One of them came from a brilliant teacher, Tim Whetham. (He was the teacher who pointed out on the first day of class that, “everyone is already good at improv, we do it 24 hours a day). In a class on performing an improvisational scene with a partner, Tim pointed out that your focus in the scene should be to validate the choices the other actor makes. In the heat of the moment it’s easy to dismiss what the other person says in a scene. Tim suggested that the response should be to always be to think: “Why was that brilliant?”
When you are working hard to validate your partner, and they are working hard to validate you, great things start to happen on stage. It doesn’t matter how off-the-wall or crazy your scene partner’s choices. It’s amazing when you can operate from a place of creativity, instead of slamming the doors shut. It doesn’t mean that you have to go along with blatantly wrong statements. But if you suspend your judgment for a while, you get to make different (and more conscious) decisions.
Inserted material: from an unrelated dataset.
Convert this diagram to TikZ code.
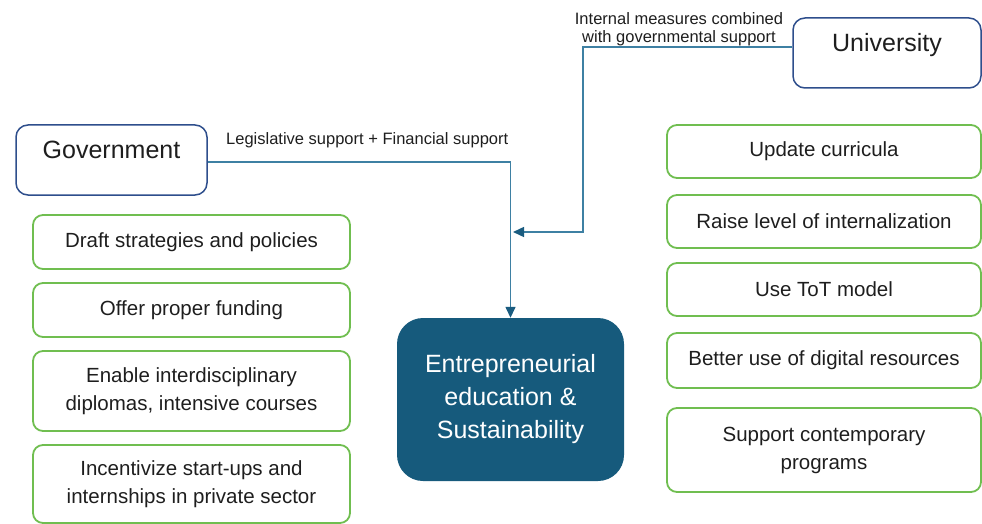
\documentclass[tikz,border=0pt]{standalone}
\usepackage{fontspec}
\setmainfont{Liberation Sans}
\usetikzlibrary{arrows.meta}
\definecolor{actorblue}{RGB}{46,78,140}
\definecolor{itemgreen}{RGB}{112,190,80}
\definecolor{corefill}{RGB}{22,90,124}
\definecolor{linkblue}{RGB}{62,128,163}
\definecolor{tipblue}{RGB}{26,92,128}
\definecolor{ink}{RGB}{30,30,30}
\tikzset{
  actor/.style={draw=actorblue, line width=1.5pt, rounded corners=12pt, fill=white},
  item/.style={draw=itemgreen, line width=1.8pt, rounded corners=10pt, align=center,
    font=\fontsize{20.5}{28}\selectfont, text=ink, inner sep=0pt},
  core/.style={fill=corefill, rounded corners=26pt, align=center, text=white,
    font=\fontsize{25}{33}\selectfont, inner sep=0pt},
  link/.style={draw=linkblue, line width=1.4pt,
    -{Triangle[length=11pt,width=10pt,fill=tipblue,color=tipblue]}},
  linklabel/.style={font=\fontsize{16.5}{18}\selectfont, text=ink, align=center, inner sep=0pt}
}
\begin{document}
\begin{tikzpicture}[x=1pt,y=-1pt]
\useasboundingbox (0,0) rectangle (982,524);

% actors
\node[actor, minimum width=191pt, minimum height=70pt,
  label={[anchor=north, yshift=-13pt, font=\fontsize{25}{30}\selectfont, text=ink]north:Government}]
  (gov) at (111.5,160) {};
\node[actor, minimum width=188pt, minimum height=70pt,
  label={[anchor=north, yshift=-13pt, font=\fontsize{25}{30}\selectfont, text=ink]north:University}]
  (uni) at (887,53) {};

% central goal
\node[core, minimum width=227pt, minimum height=163pt] (core) at (510.5,399.5)
  {Entrepreneurial\\education \&\\Sustainability};

% government measures
\node[item, minimum width=317pt, minimum height=54pt] (g1) at (191.5,242) {Draft strategies and policies};
\node[item, minimum width=317pt, minimum height=54pt] (g2) at (191.5,310) {Offer proper funding};
\node[item, minimum width=317pt, minimum height=80pt] (g3) at (191.5,391) {Enable interdisciplinary\\diplomas, intensive courses};
\node[item, minimum width=317pt, minimum height=78pt] (g4) at (191.5,484) {Incentivize start-ups and\\internships in private sector};

% university measures
\node[item, minimum width=314pt, minimum height=53pt] (u1) at (824,151.5) {Update curricula};
\node[item, minimum width=314pt, minimum height=53pt] (u2) at (824,221.5) {Raise level of internalization};
\node[item, minimum width=314pt, minimum height=53pt] (u3) at (824,289.5) {Use ToT model};
\node[item, minimum width=314pt, minimum height=55pt] (u4) at (824,360.5) {Better use of digital resources};
\node[item, minimum width=314pt, minimum height=84pt] (u5) at (824,450) {Support contemporary\\programs};

% connectors
\draw[link] ([yshift=-2pt]gov.east) -| (core.north);
\node[linklabel, anchor=south west] (glab) at (226,148) {Legislative support + Financial support};

\coordinate (ubend) at (583,232);
\coordinate (ujoin) at (513,232);
\draw[link] ([yshift=6pt]uni.west) -| (ubend) -- (ujoin);
\node[linklabel, anchor=south] (ulab) at (679,46) {Internal measures combined\\with governmental support};
\end{tikzpicture}
\end{document}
Improv Skills Can Be Life Skills
Let’s remove it from the improv stage: What an interesting way to go through life! Instead of judging everything that is said to you or done around you, just ask yourself, “Why was that brilliant?” It could be your business partner, your spouse, or the person standing in front of you in the line at Starbucks. Look for the possibilities in the situation instead of closing yourself down to them. It’s so easy to dismiss what others say, either subconsciously or directly. But then we end up closed off to the great ideas and influences that pop up in our lives every day.
This is how you dive deeper into your relationships, and it’s how you open yourself to ideas that lead to personal and professional growth. You don’t have to take everything at face value, but if you can learn to pause the internal critic in your mind, you’ll find the space that opens up allows for some fantastic results!